Work required
Filter the records below for the word "source". Copy each line that holds it.

• • • •

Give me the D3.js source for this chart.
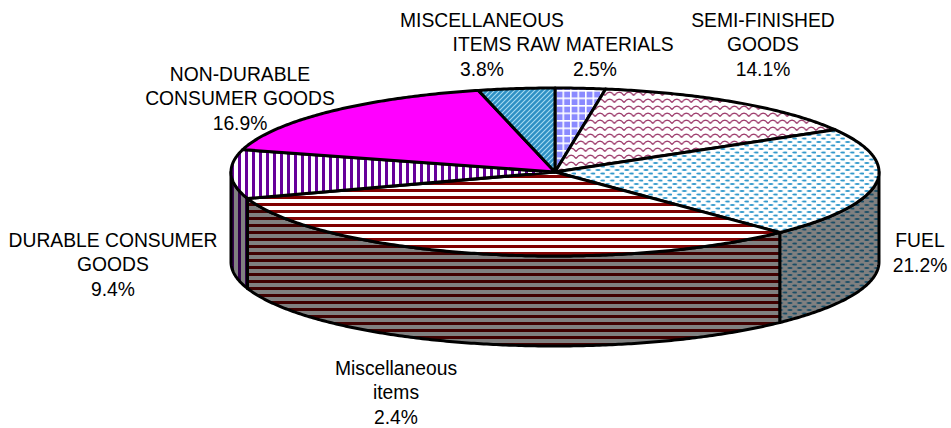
<!DOCTYPE html>
<html>
<head>
<meta charset="utf-8">
<script src="https://cdnjs.cloudflare.com/ajax/libs/d3/7.8.5/d3.min.js"></script>
<style>
    html, body { margin: 0; padding: 0; background: #fff; }
    text { font-family: "Liberation Sans", Arial, sans-serif; font-size: 19.3px; fill: #000; }
</style>
</head>
<body>
<div id="chart"></div>
<script>
// slices clockwise from 12 o'clock; the big slice reads as about 32.1 on the picture
var categories = ['RAW MATERIALS', 'SEMI-FINISHED GOODS', 'FUEL', 'Miscellaneous items', 'DURABLE CONSUMER GOODS', 'NON-DURABLE CONSUMER GOODS', 'MISCELLANEOUS ITEMS'];
var values = [2.5, 14.1, 21.2, 32.1, 9.4, 16.9, 3.8];
// the label printed on the chart says 2.4% for the big slice
var percentLabels = ['2.5%', '14.1%', '21.2%', '2.4%', '9.4%', '16.9%', '3.8%'];
var labelLines = [
    ['RAW MATERIALS'],
    ['SEMI-FINISHED', 'GOODS'],
    ['FUEL'],
    ['Miscellaneous', 'items'],
    ['DURABLE CONSUMER', 'GOODS'],
    ['NON-DURABLE', 'CONSUMER GOODS'],
    ['MISCELLANEOUS', 'ITEMS']
];

var width = 951;
var height = 428;
var cx = 555, cy = 172, rx = 324, ry = 84, depth = 90;
var lineGap = 24.6;

// label block: centre x and baseline of the last line
var labelPos = [
    [595, 76], [763, 76], [920, 272], [396, 424], [113, 296], [240, 130], [482, 76]
];

var svg = d3.select('#chart').append('svg')
    .attr('width', width)
    .attr('height', height);

var defs = svg.append('defs');

function makePattern(id, w, h, bg, draw) {
    var p = defs.append('pattern')
        .attr('id', id)
        .attr('patternUnits', 'userSpaceOnUse')
        .attr('width', w)
        .attr('height', h);
    p.append('rect').attr('width', w).attr('height', h).attr('fill', bg);
    draw(p);
}

function checks(fg) {
    return function (p) {
        p.append('rect').attr('x', 0).attr('y', 0).attr('width', 1.6).attr('height', 7.5).attr('fill', fg);
        p.append('rect').attr('x', 0).attr('y', 0).attr('width', 7.5).attr('height', 1.6).attr('fill', fg);
    };
}
function diagonal(fg) {
    return function (p) {
        p.append('path').attr('d', 'M-1,1 L1,-1 M0,5 L5,0 M4,6 L6,4')
            .attr('stroke', fg).attr('stroke-width', 1.1);
    };
}
function wave(fg) {
    return function (p) {
        p.append('path').attr('d', 'M0,4.6 Q2.4,1.2 4.8,1.2 T9.6,4.6')
            .attr('fill', 'none').attr('stroke', fg).attr('stroke-width', 1.2);
    };
}
function dots(fg) {
    return function (p) {
        p.append('ellipse').attr('cx', 2.8).attr('cy', 2).attr('rx', 2.6).attr('ry', 1.1).attr('fill', fg);
        p.append('ellipse').attr('cx', 7.6).attr('cy', 5.5).attr('rx', 2.6).attr('ry', 1.1).attr('fill', fg);
    };
}
function hStripes(fg) {
    return function (p) {
        p.append('rect').attr('y', 0).attr('width', 8).attr('height', 3).attr('fill', fg);
    };
}
function vStripes(fg) {
    return function (p) {
        p.append('rect').attr('x', 0).attr('width', 3).attr('height', 8).attr('fill', fg);
    };
}

// top face patterns, then the darker ones for the wall
makePattern('raw', 7.5, 7.5, '#8a8aff', checks('#ffffff'));
makePattern('semi', 9.6, 7, '#ffffff', wave('#993366'));
makePattern('fuel', 9.6, 7, '#ffffff', dots('#3399cc'));
makePattern('big', 8, 7, '#ffffff', hStripes('#800000'));
makePattern('durable', 7, 8, '#ffffff', vStripes('#660099'));
makePattern('other', 5, 5, '#2e90c4', diagonal('#a6dcf2'));

makePattern('fuelWall', 9.6, 7, '#808080', dots('#1a4d66'));
makePattern('bigWall', 8, 7, '#808080', hStripes('#400000'));
makePattern('durableWall', 7, 8, '#808080', vStripes('#33004d'));

var topFills = ['url(#raw)', 'url(#semi)', 'url(#fuel)', 'url(#big)', 'url(#durable)', '#ff00ff', 'url(#other)'];
var wallFills = [null, null, 'url(#fuelWall)', 'url(#bigWall)', 'url(#durableWall)', null, null];

var rimX = d3.scaleLinear().domain([-1, 1]).range([cx - rx, cx + rx]);
var rimY = d3.scaleLinear().domain([-1, 1]).range([cy - ry, cy + ry]);

var pie = d3.pie().sort(null).value(function (d) { return d; });
var slices = pie(values);

var line = d3.line()
    .x(function (d) { return rimX(Math.sin(d)); })
    .y(function (d) { return rimY(-Math.cos(d)); });

function anglesBetween(a0, a1) {
    var n = Math.max(2, Math.ceil((a1 - a0) / 0.01));
    return d3.range(n + 1).map(function (i) { return a0 + (a1 - a0) * i / n; });
}

function sidePath(a0, a1) {
    var rim = anglesBetween(a0, a1);
    // lower rim is the upper one moved down by the depth
    var low = rim.slice().reverse().map(function (a) {
        return [rimX(Math.sin(a)), rimY(-Math.cos(a)) + depth];
    });
    return line(rim) + 'L' + low.map(function (p) { return p.join(','); }).join('L') + 'Z';
}

function topPath(d) {
    return 'M' + cx + ',' + cy + 'L' + line(anglesBetween(d.startAngle, d.endAngle)).slice(1) + 'Z';
}

// wall first, only the front half is visible
svg.selectAll('path.wall')
    .data(slices.filter(function (d) {
        return d.endAngle > Math.PI / 2 && d.startAngle < Math.PI * 1.5;
    }))
    .enter()
    .append('path')
    .attr('class', 'wall')
    .attr('d', function (d) {
        return sidePath(Math.max(d.startAngle, Math.PI / 2), Math.min(d.endAngle, Math.PI * 1.5));
    })
    .attr('fill', function (d) { return wallFills[d.index]; })
    .style('stroke', '#000')
    .style('stroke-width', '3')
    .style('stroke-linejoin', 'round');

svg.selectAll('path.top')
    .data(slices)
    .enter()
    .append('path')
    .attr('class', 'top')
    .attr('d', topPath)
    .attr('fill', function (d) { return topFills[d.index]; })
    .style('stroke', '#000')
    .style('stroke-width', '3')
    .style('stroke-linejoin', 'round');

// labels: name lines then the percent
var label = svg.selectAll('text.label')
    .data(categories)
    .enter()
    .append('text')
    .attr('class', 'label')
    .attr('text-anchor', 'middle');

label.each(function (d, i) {
    var rows = labelLines[i].concat([percentLabels[i]]);
    var el = d3.select(this);
    rows.forEach(function (r, j) {
        el.append('tspan')
            .attr('x', labelPos[i][0])
            .attr('y', labelPos[i][1] - (rows.length - 1 - j) * lineGap)
            .text(r);
    });
});
</script>
</body>
</html>
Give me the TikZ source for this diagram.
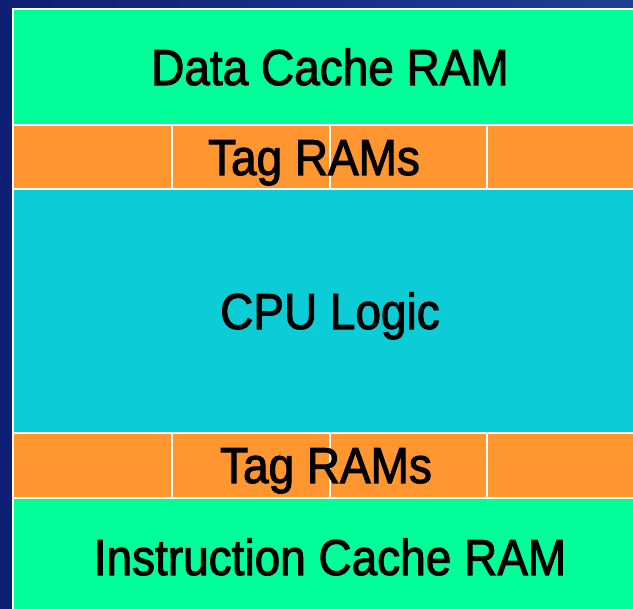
\documentclass[tikz,border=0pt]{standalone}
\usepackage{fontspec}
\setmainfont[FakeStretch=0.91,FakeBold=2]{Liberation Sans}
\definecolor{bgdark}{RGB}{14,32,118}
\definecolor{bglight}{RGB}{30,62,150}
\definecolor{cachegreen}{RGB}{0,255,153}
\definecolor{tagorange}{RGB}{255,150,48}
\definecolor{cpucyan}{RGB}{12,205,214}
\begin{document}
\begin{tikzpicture}[x=1pt,y=-1pt,
   block/.style={draw=white,line width=2pt,inner sep=0pt,outer sep=0pt,
      font=\fontsize{50.5}{60}\selectfont,text height=36pt,text depth=0pt},
   tagcell/.style={block,fill=tagorange,minimum height=64pt}]
   \useasboundingbox (0,0) rectangle (633,609);
   \fill[left color=bgdark,right color=bglight] (0,0) rectangle (633,609);
   \node[block,fill=cachegreen,minimum width=634pt,minimum height=116pt] (dcache) at (330,67) {Data Cache RAM};
   \node[tagcell,minimum width=159pt] (tag1a) at (92.5,157) {};
   \node[tagcell,minimum width=158pt] (tag1b) at (251,157) {};
   \node[tagcell,minimum width=157pt] (tag1c) at (408.5,157) {};
   \node[tagcell,minimum width=160pt] (tag1d) at (567,157) {};
   \node[block,fill=cpucyan,minimum width=634pt,minimum height=244pt] (cpu) at (330,311) {CPU Logic};
   \node[tagcell,minimum width=159pt,minimum height=65pt] (tag2a) at (92.5,465.5) {};
   \node[tagcell,minimum width=158pt,minimum height=65pt] (tag2b) at (251,465.5) {};
   \node[tagcell,minimum width=157pt,minimum height=65pt] (tag2c) at (408.5,465.5) {};
   \node[tagcell,minimum width=160pt,minimum height=65pt] (tag2d) at (567,465.5) {};
   \node[block,fill=cachegreen,minimum width=634pt,minimum height=117pt] (icache) at (330,557) {Instruction Cache RAM};
   \node[block,draw=none] (tag1) at (314,157) {Tag RAMs};
   \node[block,draw=none] (tag2) at (326,465) {Tag RAMs};
\end{tikzpicture}
\end{document}
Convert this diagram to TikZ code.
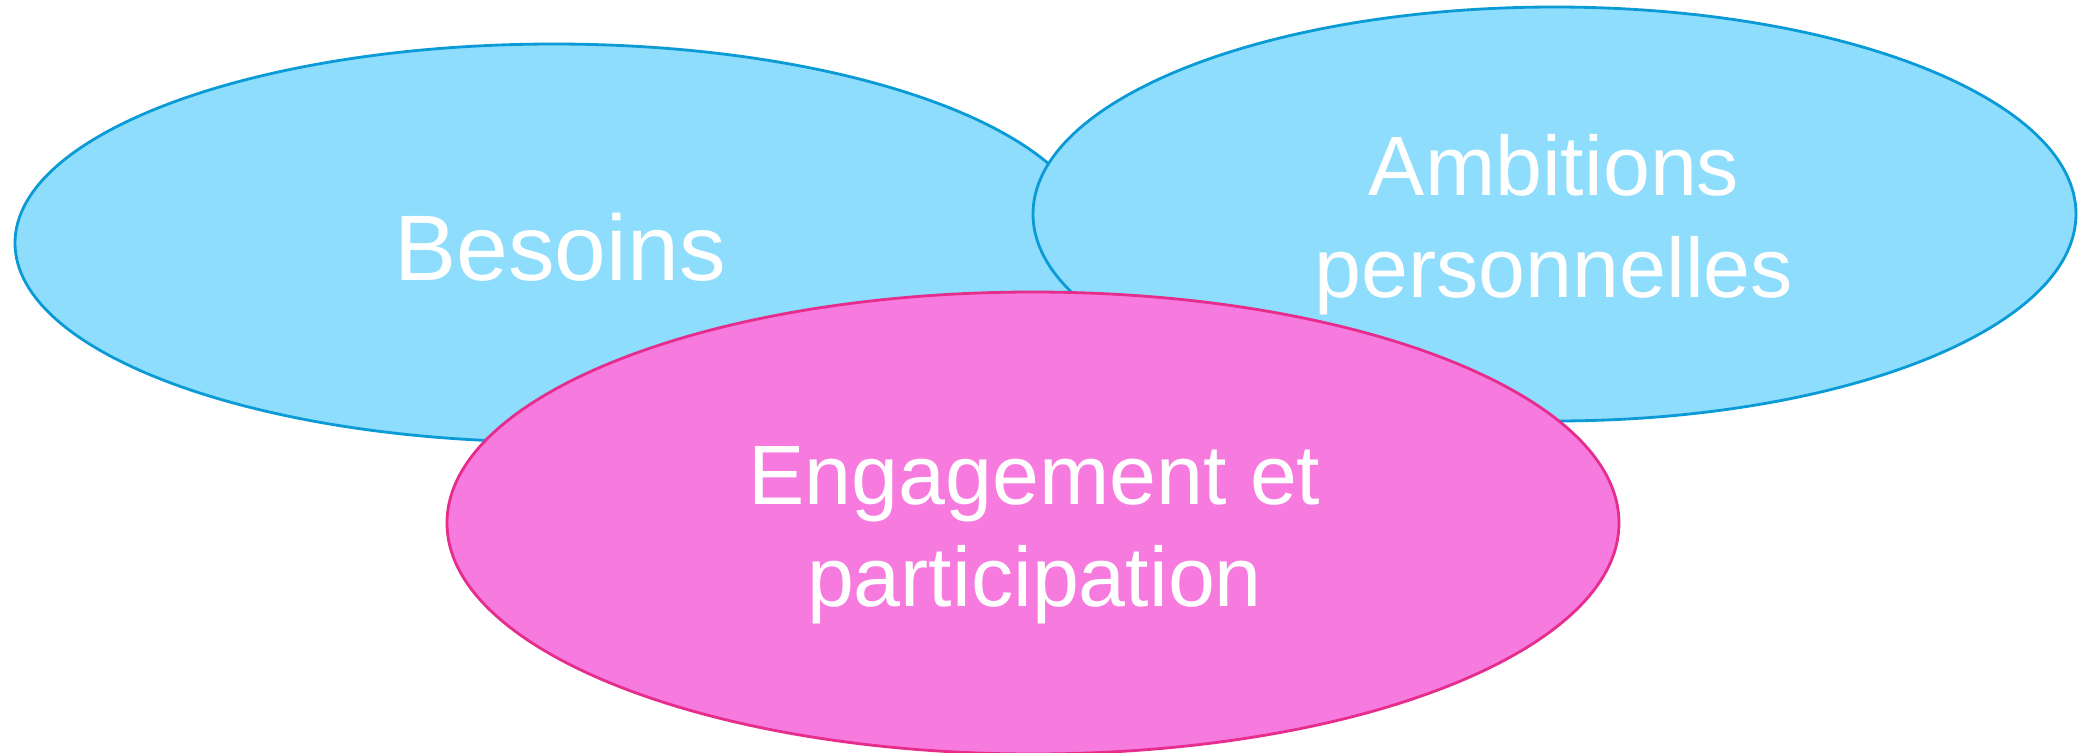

• • • •

Written response
Give me the D3.js source for this chart.
Give me the TikZ source for this diagram.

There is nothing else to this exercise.